— START GIVEN INFORMATION —

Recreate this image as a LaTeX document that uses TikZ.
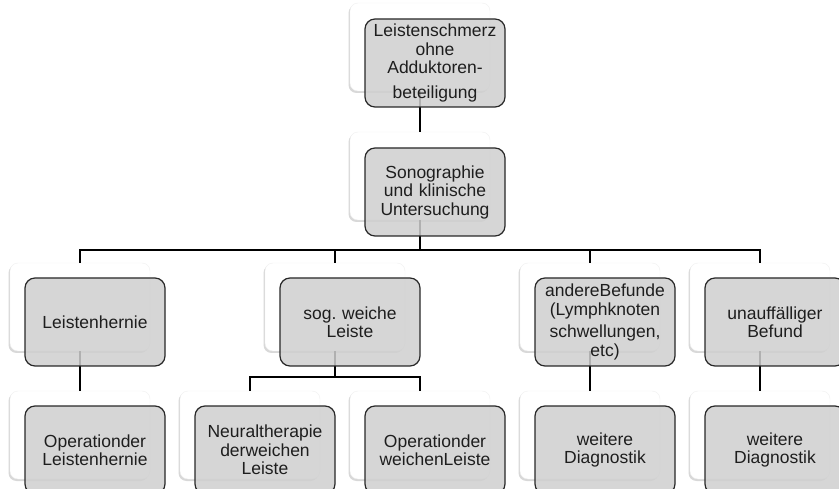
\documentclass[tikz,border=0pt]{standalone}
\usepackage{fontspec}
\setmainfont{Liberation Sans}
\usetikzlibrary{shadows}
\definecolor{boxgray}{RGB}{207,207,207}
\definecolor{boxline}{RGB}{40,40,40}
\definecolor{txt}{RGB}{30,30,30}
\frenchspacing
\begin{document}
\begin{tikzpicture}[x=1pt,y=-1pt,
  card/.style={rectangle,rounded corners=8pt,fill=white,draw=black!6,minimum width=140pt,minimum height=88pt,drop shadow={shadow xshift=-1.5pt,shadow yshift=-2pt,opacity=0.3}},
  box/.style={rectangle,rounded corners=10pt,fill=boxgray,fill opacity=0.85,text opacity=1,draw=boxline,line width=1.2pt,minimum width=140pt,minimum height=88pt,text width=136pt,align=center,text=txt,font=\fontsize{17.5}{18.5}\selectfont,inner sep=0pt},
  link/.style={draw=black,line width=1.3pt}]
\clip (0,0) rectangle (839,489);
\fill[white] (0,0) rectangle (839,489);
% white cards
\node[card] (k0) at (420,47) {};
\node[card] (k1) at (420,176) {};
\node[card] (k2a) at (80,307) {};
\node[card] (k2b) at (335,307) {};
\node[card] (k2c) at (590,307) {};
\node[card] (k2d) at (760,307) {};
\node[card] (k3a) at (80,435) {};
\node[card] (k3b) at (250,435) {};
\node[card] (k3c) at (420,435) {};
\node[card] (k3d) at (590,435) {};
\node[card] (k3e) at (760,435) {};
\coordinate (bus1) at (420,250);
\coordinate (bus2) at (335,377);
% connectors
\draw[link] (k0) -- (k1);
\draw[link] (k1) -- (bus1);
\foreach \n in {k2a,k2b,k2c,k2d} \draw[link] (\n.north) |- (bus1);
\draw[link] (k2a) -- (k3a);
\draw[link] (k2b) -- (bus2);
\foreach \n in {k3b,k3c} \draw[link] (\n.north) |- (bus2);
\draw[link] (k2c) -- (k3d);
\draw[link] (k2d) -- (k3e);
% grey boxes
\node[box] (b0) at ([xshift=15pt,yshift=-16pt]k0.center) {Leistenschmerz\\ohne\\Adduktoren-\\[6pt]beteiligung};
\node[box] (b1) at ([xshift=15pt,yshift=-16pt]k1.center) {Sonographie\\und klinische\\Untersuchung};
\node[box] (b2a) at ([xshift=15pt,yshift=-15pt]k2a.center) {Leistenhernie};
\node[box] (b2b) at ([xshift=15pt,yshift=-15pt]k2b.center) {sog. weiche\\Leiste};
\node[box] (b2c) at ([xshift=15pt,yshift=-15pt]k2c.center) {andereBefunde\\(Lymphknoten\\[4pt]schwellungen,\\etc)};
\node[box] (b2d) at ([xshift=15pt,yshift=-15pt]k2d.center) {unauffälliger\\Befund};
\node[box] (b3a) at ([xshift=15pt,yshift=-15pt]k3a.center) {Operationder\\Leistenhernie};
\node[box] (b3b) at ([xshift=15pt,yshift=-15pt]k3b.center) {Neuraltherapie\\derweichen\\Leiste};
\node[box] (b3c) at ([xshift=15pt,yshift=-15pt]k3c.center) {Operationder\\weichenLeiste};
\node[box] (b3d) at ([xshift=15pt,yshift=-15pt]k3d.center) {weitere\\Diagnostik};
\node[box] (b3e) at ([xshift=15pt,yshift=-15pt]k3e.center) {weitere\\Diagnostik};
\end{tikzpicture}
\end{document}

— END GIVEN INFORMATION —

TASK =>
Transcribe the full listing above exactly, with the images removed.

ANSWER IN FULL =>
Recreate this image as a LaTeX document that uses TikZ.
\documentclass[tikz,border=0pt]{standalone}
\usepackage{fontspec}
\setmainfont{Liberation Sans}
\usetikzlibrary{shadows}
\definecolor{boxgray}{RGB}{207,207,207}
\definecolor{boxline}{RGB}{40,40,40}
\definecolor{txt}{RGB}{30,30,30}
\frenchspacing
\begin{document}
\begin{tikzpicture}[x=1pt,y=-1pt,
  card/.style={rectangle,rounded corners=8pt,fill=white,draw=black!6,minimum width=140pt,minimum height=88pt,drop shadow={shadow xshift=-1.5pt,shadow yshift=-2pt,opacity=0.3}},
  box/.style={rectangle,rounded corners=10pt,fill=boxgray,fill opacity=0.85,text opacity=1,draw=boxline,line width=1.2pt,minimum width=140pt,minimum height=88pt,text width=136pt,align=center,text=txt,font=\fontsize{17.5}{18.5}\selectfont,inner sep=0pt},
  link/.style={draw=black,line width=1.3pt}]
\clip (0,0) rectangle (839,489);
\fill[white] (0,0) rectangle (839,489);
% white cards
\node[card] (k0) at (420,47) {};
\node[card] (k1) at (420,176) {};
\node[card] (k2a) at (80,307) {};
\node[card] (k2b) at (335,307) {};
\node[card] (k2c) at (590,307) {};
\node[card] (k2d) at (760,307) {};
\node[card] (k3a) at (80,435) {};
\node[card] (k3b) at (250,435) {};
\node[card] (k3c) at (420,435) {};
\node[card] (k3d) at (590,435) {};
\node[card] (k3e) at (760,435) {};
\coordinate (bus1) at (420,250);
\coordinate (bus2) at (335,377);
% connectors
\draw[link] (k0) -- (k1);
\draw[link] (k1) -- (bus1);
\foreach \n in {k2a,k2b,k2c,k2d} \draw[link] (\n.north) |- (bus1);
\draw[link] (k2a) -- (k3a);
\draw[link] (k2b) -- (bus2);
\foreach \n in {k3b,k3c} \draw[link] (\n.north) |- (bus2);
\draw[link] (k2c) -- (k3d);
\draw[link] (k2d) -- (k3e);
% grey boxes
\node[box] (b0) at ([xshift=15pt,yshift=-16pt]k0.center) {Leistenschmerz\\ohne\\Adduktoren-\\[6pt]beteiligung};
\node[box] (b1) at ([xshift=15pt,yshift=-16pt]k1.center) {Sonographie\\und klinische\\Untersuchung};
\node[box] (b2a) at ([xshift=15pt,yshift=-15pt]k2a.center) {Leistenhernie};
\node[box] (b2b) at ([xshift=15pt,yshift=-15pt]k2b.center) {sog. weiche\\Leiste};
\node[box] (b2c) at ([xshift=15pt,yshift=-15pt]k2c.center) {andereBefunde\\(Lymphknoten\\[4pt]schwellungen,\\etc)};
\node[box] (b2d) at ([xshift=15pt,yshift=-15pt]k2d.center) {unauffälliger\\Befund};
\node[box] (b3a) at ([xshift=15pt,yshift=-15pt]k3a.center) {Operationder\\Leistenhernie};
\node[box] (b3b) at ([xshift=15pt,yshift=-15pt]k3b.center) {Neuraltherapie\\derweichen\\Leiste};
\node[box] (b3c) at ([xshift=15pt,yshift=-15pt]k3c.center) {Operationder\\weichenLeiste};
\node[box] (b3d) at ([xshift=15pt,yshift=-15pt]k3d.center) {weitere\\Diagnostik};
\node[box] (b3e) at ([xshift=15pt,yshift=-15pt]k3e.center) {weitere\\Diagnostik};
\end{tikzpicture}
\end{document}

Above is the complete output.